The use of 18F-FDG PET imaging to evaluate plaque vulnerability and the risk of associated ischemia episodes has been supported by some evidence from other research [166]. Plaques with high-risk morphological characteristics on CT and histology exhibit a much higher affinity for 18F-FDG, according to Figueroa et al. [167]. Patients with elevated arterial 18F-FDG uptake have been observed to be more prone to experiencing ischemic cardiovascular events or cerebrovascular events [168, 169].

Iodine is commonly found in food, water, and iatrogenic sources, and excessive intake can result in disorders such as goiter [170, 171]. Iatrogenic iodine excess is the most prevalent adverse pharmaceutical effect, with amiodarone serving as a typical example [172]. Goiter, hyperthyroidism, hypothyroidism, and autoimmune thyroid disorders can all result from excessive iodine intake in humans [173, 174]. Additionally, some investigations have revealed that too much iodine can harm intellectual growth [175]. Furthermore, the effects of iodine excess on the cardiovascular system are still largely unknown.

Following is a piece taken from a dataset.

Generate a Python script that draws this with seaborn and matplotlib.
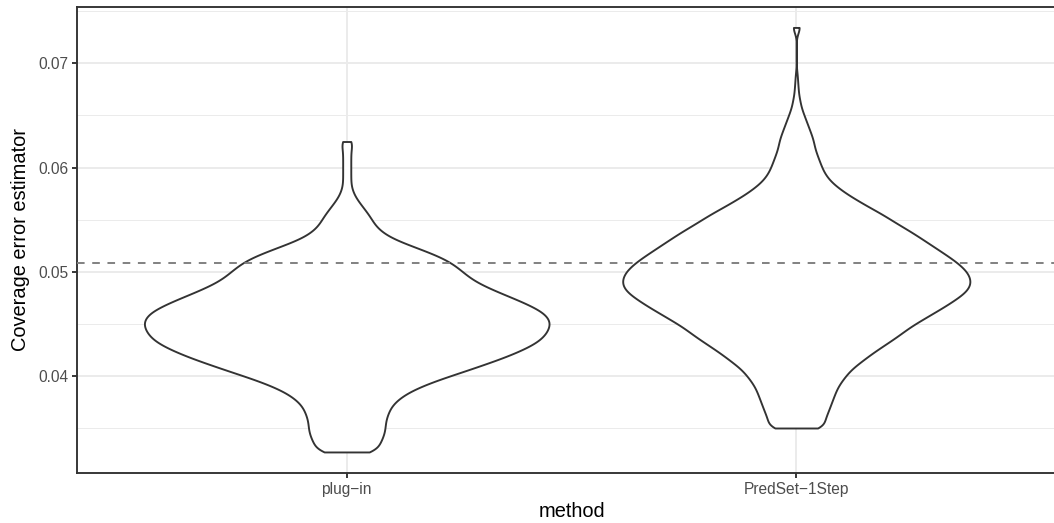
import numpy as np
import pandas as pd
import matplotlib
matplotlib.use("Agg")
import matplotlib.pyplot as plt
from matplotlib.ticker import FixedLocator
import seaborn as sns

# ---------------- data ----------------
methods = ["plug\u2212in", "PredSet\u22121Step"]

plugin_values = [0.0327, 0.0332, 0.0337, 0.0342, 0.0347, 0.0352, 0.0357, 0.0362, 0.0367, 0.0372,
                 0.0377, 0.0382, 0.0387, 0.0392, 0.0397, 0.0402, 0.0407, 0.0412, 0.0417, 0.0422,
                 0.0427, 0.0432, 0.0437, 0.0442, 0.0447, 0.0452, 0.0457, 0.0462, 0.0467, 0.0472,
                 0.0477, 0.0482, 0.0487, 0.0492, 0.0497, 0.0502, 0.0507, 0.0512, 0.0517, 0.0522,
                 0.0527, 0.0532, 0.0537, 0.0542, 0.0547, 0.0552, 0.0557, 0.0562, 0.0567, 0.0572,
                 0.0577, 0.0582, 0.0587, 0.0592, 0.0597, 0.0602, 0.0607, 0.0612, 0.0617, 0.0622,
                 0.0625]
plugin_counts = [17, 15, 17, 18, 19, 19, 19, 20, 21, 22,
                 25, 28, 33, 39, 46, 54, 62, 69, 77, 83,
                 89, 94, 97, 99, 100, 101, 99, 97, 91, 86,
                 79, 73, 67, 62, 59, 56, 53, 49, 43, 36,
                 29, 22, 18, 15, 13, 12, 10, 8, 6, 4,
                 3, 2, 2, 2, 2, 2, 2, 2, 2, 2,
                 3]

predset_values = [0.0350, 0.0355, 0.0360, 0.0365, 0.0370, 0.0375, 0.0380, 0.0385, 0.0390, 0.0395,
                  0.0400, 0.0405, 0.0410, 0.0415, 0.0420, 0.0425, 0.0430, 0.0435, 0.0440, 0.0445,
                  0.0450, 0.0455, 0.0460, 0.0465, 0.0470, 0.0475, 0.0480, 0.0485, 0.0490, 0.0495,
                  0.0500, 0.0505, 0.0510, 0.0515, 0.0520, 0.0525, 0.0530, 0.0535, 0.0540, 0.0545,
                  0.0550, 0.0555, 0.0560, 0.0565, 0.0570, 0.0575, 0.0580, 0.0585, 0.0590, 0.0595,
                  0.0600, 0.0605, 0.0610, 0.0615, 0.0620, 0.0625, 0.0630, 0.0635, 0.0640, 0.0645,
                  0.0650, 0.0655, 0.0660, 0.0665, 0.0670, 0.0675, 0.0680, 0.0688, 0.07345]
predset_counts = [18, 13, 15, 16, 17, 18, 19, 20, 21, 23,
                  25, 27, 30, 34, 37, 41, 45, 49, 53, 56,
                  60, 65, 69, 74, 78, 82, 86, 88, 89, 88,
                  87, 84, 81, 77, 73, 69, 65, 61, 57, 52,
                  48, 44, 39, 34, 30, 25, 22, 18, 16, 14,
                  13, 12, 11, 10, 9, 9, 8, 7, 6, 5,
                  4, 3, 2, 2, 1, 1, 1, 1, 4]

reference_level = 0.05081
y_ticks = [0.04, 0.05, 0.06, 0.07]
y_tick_labels = ["0.04", "0.05", "0.06", "0.07"]
y_minor_ticks = [0.035, 0.045, 0.055, 0.065, 0.075]

df = pd.DataFrame({
    "method": np.repeat(methods, [sum(plugin_counts), sum(predset_counts)]),
    "value": np.concatenate([np.repeat(plugin_values, plugin_counts),
                             np.repeat(predset_values, predset_counts)]),
})

# ---------------- style ----------------
sns.set_style("white")
plt.rcParams["font.family"] = ["Liberation Sans", "DejaVu Sans"]

DARK = "#333333"
GRID = "#EBEBEB"
LW = 1.37

def bandwidth(kde):
    # fixed absolute kernel bandwidth of 0.00055 for each violin
    return 0.00055 / np.std(kde.dataset, ddof=1)

fig = plt.figure(figsize=(10.54, 5.23), dpi=100)
ax = fig.add_axes([77 / 1054, 1 - 473 / 523, (1066 - 77) / 1054, (473 - 6.7) / 523])

sns.violinplot(data=df, x="method", y="value", order=methods, ax=ax,
               cut=0, inner=None, density_norm="area", width=0.9, gridsize=600,
               bw_method=bandwidth, color="white", saturation=1,
               linecolor=DARK, linewidth=LW)

ax.axhline(reference_level, color="#7F7F7F", lw=LW, linestyle=(0, (4, 4)), zorder=5)

ax.set_xlim(-0.6, 1.6)
ax.set_ylim(0.03068, 0.07544)
ax.set_yticks(y_ticks)
ax.set_yticklabels(y_tick_labels)
ax.yaxis.set_minor_locator(FixedLocator(y_minor_ticks))

ax.set_axisbelow(True)
ax.grid(which="major", axis="both", color=GRID, lw=LW)
ax.grid(which="minor", axis="y", color=GRID, lw=LW * 0.5)

for s in ax.spines.values():
    s.set_visible(True)
    s.set_color(DARK)
    s.set_linewidth(LW)

ax.tick_params(which="major", length=3.5, width=LW, color=DARK,
               labelcolor="#4D4D4D", labelsize=11.2, pad=2.8,
               bottom=True, left=True)
ax.tick_params(which="minor", length=0)

ax.set_xlabel("method", fontsize=14.4, color="black", labelpad=3.5)
ax.set_ylabel("Coverage error estimator", fontsize=14.4, color="black", labelpad=6)

fig.savefig("out.png", dpi=100)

According to an epidemiological analysis, individuals in the high-water iodine area had a greater incidence rate and more severe carotid atherosclerosis than adults in lower-water iodine locations [176]. Excessive iodine may harm rat aortic endothelial cells, according to cell tests [177]. The carotid artery is the area of atherosclerosis that is most susceptible and is a sensitive sign of vascular disorders. Carotid intima-media thickness (IMT) is a predictor of cardiovascular events [178] and a marker of atherosclerosis in coronary arteries and other blood vessels [179, 180, 181].